James Joyce’un alter egosu olduğu iddaa edilen , ya da Bergman’ın demesiyle “Persona”sı Stephan Dedalus bir çok yerde karşımıza çıkar. Yaşamın içinden çıkılmaz paradokslarından oluşan labirentlerin mimarı Dedalus’un Dublin kulesinde traş olmasının James Joyce’a göre bir anlamı vardır. Joyce epifanileri incelerken Hıristiyan ve pagan epifani karması yaratmış, kahramanının adını “Stephen” , “Dedalus” olarak kurgulamıştır. Katolik eğitimin etkisi altında Joyce’ın kahramanı Hıristiyan ve Pagan inanışları arasında zigzaglar çizen kafası karmaşık bir artisti resmetmeye çalışır. Pagan Dedalus Hıristiyan Stephan’ın alteregosu gibi resmedilir..
Sürekli yaşamını ve varoluşu sorgulayan birey, ötekileştikçe kaybolur labirentin içinde. Dedalus labirenti icad ederken acaba ne düşünüyordu?

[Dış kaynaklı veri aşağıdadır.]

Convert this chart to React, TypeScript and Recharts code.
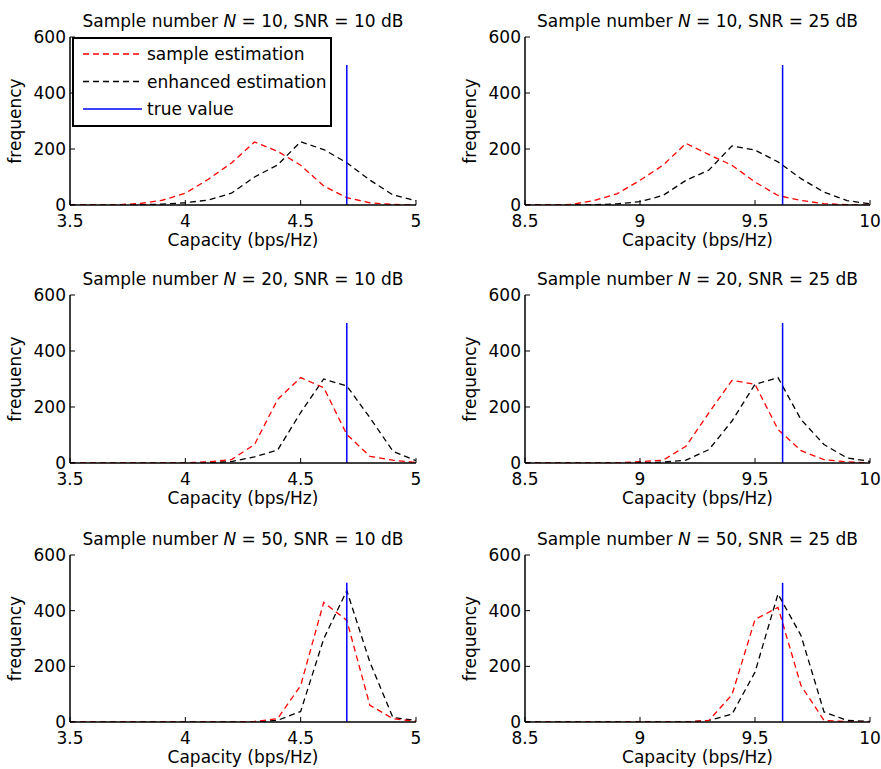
import React from 'react';
import { LineChart, Line, XAxis, YAxis, ReferenceLine, Legend } from 'recharts';

const FONT = '"DejaVu Sans", Verdana, sans-serif';

// Capacity bins (bps/Hz)
const capLow = [3.5, 3.6, 3.7, 3.8, 3.9, 4.0, 4.1, 4.2, 4.3, 4.4, 4.5, 4.6, 4.7, 4.8, 4.9, 5.0];
const capHigh = [8.5, 8.6, 8.7, 8.8, 8.9, 9.0, 9.1, 9.2, 9.3, 9.4, 9.5, 9.6, 9.7, 9.8, 9.9, 10.0];
const ticksLow = [3.5, 4, 4.5, 5];
const ticksHigh = [8.5, 9, 9.5, 10];
const freqTicks = [0, 200, 400, 600];
const trueLow = 4.7;
const trueHigh = 9.62;
const trueHeight = 500;

// N = 10, SNR = 10 dB
const sampleN10S10 = [0, 0, 1, 5, 17, 42, 92, 150, 225, 192, 142, 68, 26, 8, 2, 0];
const enhancedN10S10 = [0, 0, 0, 1, 3, 8, 18, 42, 100, 143, 226, 198, 151, 89, 36, 15];
// N = 10, SNR = 25 dB
const sampleN10S25 = [0, 0, 2, 16, 40, 88, 142, 220, 180, 142, 82, 34, 16, 5, 1, 0];
const enhancedN10S25 = [0, 0, 0, 1, 4, 12, 34, 88, 125, 211, 196, 154, 94, 46, 16, 4];
// N = 20, SNR = 10 dB
const sampleN20S10 = [0, 0, 0, 0, 0, 1, 4, 12, 66, 227, 305, 269, 102, 24, 10, 2];
const enhancedN20S10 = [0, 0, 0, 0, 0, 0, 2, 5, 22, 46, 180, 300, 275, 162, 42, 8];
// N = 20, SNR = 25 dB
const sampleN20S25 = [0, 0, 0, 0, 1, 5, 10, 60, 180, 295, 281, 120, 44, 12, 4, 0];
const enhancedN20S25 = [0, 0, 0, 0, 0, 1, 3, 10, 48, 150, 281, 305, 155, 66, 18, 6];
// N = 50, SNR = 10 dB
const sampleN50S10 = [0, 0, 0, 0, 0, 0, 0, 0, 2, 12, 131, 430, 365, 60, 12, 2];
const enhancedN50S10 = [0, 0, 0, 0, 0, 0, 0, 0, 0, 6, 38, 299, 472, 215, 16, 6];
// N = 50, SNR = 25 dB
const sampleN50S25 = [0, 0, 0, 0, 0, 0, 0, 0, 6, 98, 368, 412, 131, 6, 1, 0];
const enhancedN50S25 = [0, 0, 0, 0, 0, 0, 0, 0, 6, 28, 179, 460, 311, 36, 6, 2];

const legendItems = [
  { label: 'sample estimation', color: '#ff0000', dash: '6 4' },
  { label: 'enhanced estimation', color: '#000000', dash: '6 4' },
  { label: 'true value', color: '#0000ff', dash: undefined as string | undefined },
];

const panels = [
  { N: 10, snr: 10, caps: capLow, ticks: ticksLow, sample: sampleN10S10, enhanced: enhancedN10S10, trueCap: trueLow, col: 0, row: 0 },
  { N: 10, snr: 25, caps: capHigh, ticks: ticksHigh, sample: sampleN10S25, enhanced: enhancedN10S25, trueCap: trueHigh, col: 1, row: 0 },
  { N: 20, snr: 10, caps: capLow, ticks: ticksLow, sample: sampleN20S10, enhanced: enhancedN20S10, trueCap: trueLow, col: 0, row: 1 },
  { N: 20, snr: 25, caps: capHigh, ticks: ticksHigh, sample: sampleN20S25, enhanced: enhancedN20S25, trueCap: trueHigh, col: 1, row: 1 },
  { N: 50, snr: 10, caps: capLow, ticks: ticksLow, sample: sampleN50S10, enhanced: enhancedN50S10, trueCap: trueLow, col: 0, row: 2 },
  { N: 50, snr: 25, caps: capHigh, ticks: ticksHigh, sample: sampleN50S25, enhanced: enhancedN50S25, trueCap: trueHigh, col: 1, row: 2 },
];

// layout
const colLefts = [0, 440];
const colWidths = [440, 441];
const rowTops = [0, 256, 512];
const rowHeights = [256, 256, 257];
const plotLefts = [70, 525];
const plotRights = [416, 870];
const plotTops = [37, 295, 555];
const plotBottoms = [205, 463, 722];
const YW = 60;
const XH = 45;
const FS = 17;

const EmptyTick = () => <g />;

function LegendBox() {
  return (
    <div
      style={{
        width: 260,
        height: 90,
        boxSizing: 'border-box',
        border: '2px solid #000',
        background: '#fff',
      }}
    >
      <svg width={256} height={86} style={{ display: 'block' }}>
        {legendItems.map((it, i) => {
          const y = 15 + i * 27.5;
          return (
            <g key={it.label}>
              <line x1={9} x2={68} y1={y} y2={y} stroke={it.color} strokeWidth={1.4} strokeDasharray={it.dash} />
              <text x={73} y={y + 6} fontSize={FS} fontFamily={FONT} fill="#000">
                {it.label}
              </text>
            </g>
          );
        })}
      </svg>
    </div>
  );
}

type PanelProps = { p: (typeof panels)[number]; showLegend: boolean };

function Panel({ p, showLegend }: PanelProps) {
  const colLeft = colLefts[p.col];
  const colW = colWidths[p.col];
  const rowTop = rowTops[p.row];
  const rowH = rowHeights[p.row];
  const plotL = plotLefts[p.col];
  const plotR = plotRights[p.col];
  const plotT = plotTops[p.row];
  const plotB = plotBottoms[p.row];
  const plotH = plotB - plotT;
  const margin = {
    top: plotT - rowTop,
    bottom: rowTop + rowH - plotB - XH,
    left: plotL - colLeft - YW,
    right: colLeft + colW - plotR,
  };
  const data = p.caps.map((c, i) => ({ cap: c, sample: p.sample[i], enhanced: p.enhanced[i] }));
  const domainX = [p.ticks[0], p.ticks[p.ticks.length - 1]];

  // bottom axis label: x-axis title plus the panel title above the plot box
  const xLabel = (props: any) => {
    const vb = props.viewBox || {};
    const cx = vb.x + vb.width / 2;
    return (
      <g>
        <text x={cx} y={vb.y + 41} textAnchor="middle" fontSize={FS} fontFamily={FONT} fill="#000">
          Capacity (bps/Hz)
        </text>
        <text x={cx} y={vb.y - plotH - 10.5} textAnchor="middle" fontSize={FS} fontFamily={FONT} fill="#000">
          {'Sample number '}
          <tspan fontStyle="italic">N</tspan>
          {` = ${p.N}, SNR = ${p.snr} dB`}
        </text>
      </g>
    );
  };
  const yLabel = (props: any) => {
    const vb = props.viewBox || {};
    const cx = vb.x + vb.width - 49;
    const cy = vb.y + vb.height / 2;
    return (
      <text x={cx} y={cy} transform={`rotate(-90, ${cx}, ${cy})`} textAnchor="middle" fontSize={FS} fontFamily={FONT} fill="#000">
        frequency
      </text>
    );
  };

  const tickStyle = { fill: '#000', fontSize: FS, fontFamily: FONT };
  const axisLine = { stroke: '#000', strokeWidth: 1.5 };
  const tickLine = { stroke: '#000', strokeWidth: 1 };

  return (
    <div style={{ position: 'absolute', left: colLeft, top: rowTop }}>
      <LineChart width={colW} height={rowH} data={data} margin={margin}>
        <XAxis
          xAxisId={0}
          dataKey="cap"
          type="number"
          domain={domainX}
          ticks={p.ticks}
          interval={0}
          allowDataOverflow
          height={XH}
          tick={tickStyle}
          tickSize={-5}
          tickMargin={14.5}
          axisLine={axisLine}
          tickLine={tickLine}
          label={xLabel}
        />
        <XAxis
          xAxisId="top"
          orientation="top"
          dataKey="cap"
          type="number"
          domain={domainX}
          ticks={p.ticks}
          interval={0}
          allowDataOverflow
          height={0}
          tick={EmptyTick}
          tickSize={-5}
          axisLine={axisLine}
          tickLine={tickLine}
        />
        <YAxis
          yAxisId={0}
          type="number"
          domain={[0, 600]}
          ticks={freqTicks}
          interval={0}
          allowDataOverflow
          width={YW}
          tick={tickStyle}
          tickSize={-5}
          tickMargin={9}
          axisLine={axisLine}
          tickLine={tickLine}
          label={yLabel}
        />
        <YAxis
          yAxisId="right"
          orientation="right"
          type="number"
          domain={[0, 600]}
          ticks={freqTicks}
          interval={0}
          allowDataOverflow
          width={0}
          tick={EmptyTick}
          tickSize={-5}
          axisLine={axisLine}
          tickLine={tickLine}
        />
        <Line
          xAxisId={0}
          yAxisId={0}
          type="linear"
          dataKey="enhanced"
          name="enhanced estimation"
          stroke="#000000"
          strokeWidth={1.3}
          strokeDasharray="6 4"
          dot={false}
          activeDot={false}
          isAnimationActive={false}
        />
        <Line
          xAxisId={0}
          yAxisId={0}
          type="linear"
          dataKey="sample"
          name="sample estimation"
          stroke="#ff0000"
          strokeWidth={1.3}
          strokeDasharray="6 4"
          dot={false}
          activeDot={false}
          isAnimationActive={false}
        />
        <ReferenceLine
          xAxisId={0}
          yAxisId={0}
          segment={[
            { x: p.trueCap, y: 0 },
            { x: p.trueCap, y: trueHeight },
          ]}
          stroke="#0000ff"
          strokeWidth={1.5}
        />
        {showLegend && (
          <Legend
            layout="vertical"
            align="center"
            verticalAlign="middle"
            content={() => <LegendBox />}
            wrapperStyle={{ left: 72 - colLeft, top: 37 - rowTop, width: 'auto', height: 'auto' }}
          />
        )}
      </LineChart>
    </div>
  );
}

export default function App() {
  return (
    <div style={{ position: 'absolute', left: 0, top: 0, width: 881, height: 769, background: '#fff', overflow: 'hidden' }}>
      {panels.map((p, i) => (
        <Panel key={i} p={p} showLegend={i === 0} />
      ))}
    </div>
  );
}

Atinalı çok yetenli bir mimar, sanatçı, heykeltraş ve mucit olan Dedalus kendisinden daha yetenekli olan çırağı yeğeni Talus’u öldürdüğü için Girit’e sürgüne gider. Dedalus’un paradoksu böyle başlar….
Girit kıralı Minos’un Dedalus’dan istediği yapı çok farklıdır: Öyle bir yapı olacaktır ki, saklamasını daha doğrusu hapsetmesini istediği karısının ucube oğlu Minotaur’a bir tür ev ya da hücre inşa edilecektir. Poseidon’un öfkesine kurban olan Minos’un karısı Pasiphae denizden gelen beyaz bir boğaya aşık olur ve onunla çiftleşir. Minos bu aşkın ürünü olan Minotaur’u Girit halkının gözlerinden saklamak ister. Öyle bir hapishane olmalıdır ki, girişi olsun da çıkışı olmasın… Atina’dan gelen yetenekli sanatçı Dedalus’dan söz ederler Minos’a . Kıral Minos Dedalus’u himayesine alır ve ona dileğini söyler.
Dedalus merkeze çıkan koridorlardan oluşan klasik labirenti yapar. Minotaur labirentin merkezinde hapis kalmıştır. Labirente giren bir canlı en sonunda Minotaur’un bulunduğu yere gelecek ve bu yarı insan yarı boğa görünümlü varlık tarafından parçalanacaktır. Atinalıların kral Minos’a her yıl gönderdikleri yedi güzel kızla yedi yakışıklı delikanlı labirente teker teker girerler ve Minotaur’un kurbanı olurlar…Ta ki Minos’un kızı Ariadne Atina’dan gönderilen delikanlılardan birine aşık olana kadar. Theseus’a deli gibi aşık olan Ariadne Dedalus’dan yardım ister. Dedalus Ariadne’ye bir sicim yumağı verir. İçeri girerken r sicimin bir ucunu girişdeki sağlam bir kayaya bağlamasını söyler. Minotaur’u öldürmesi için de bir silah verir.
Kıral Minotaur’un öldüğünü duyunca çılgına döner. Dedalus’u ve oğlu İkarus’u hapseder. Dedalus’ un icatları bununla da kalmaz. Kendine ve oğlu Ikarus’a Girit’den kaçmaları için kanatlar yapar. Dedalus’un paradoksu bir kralın emriyle icatlar yapmak ve yaptığı icatlar için de cezalandırılmaktır. Ama bununla da bitmez paradoksu.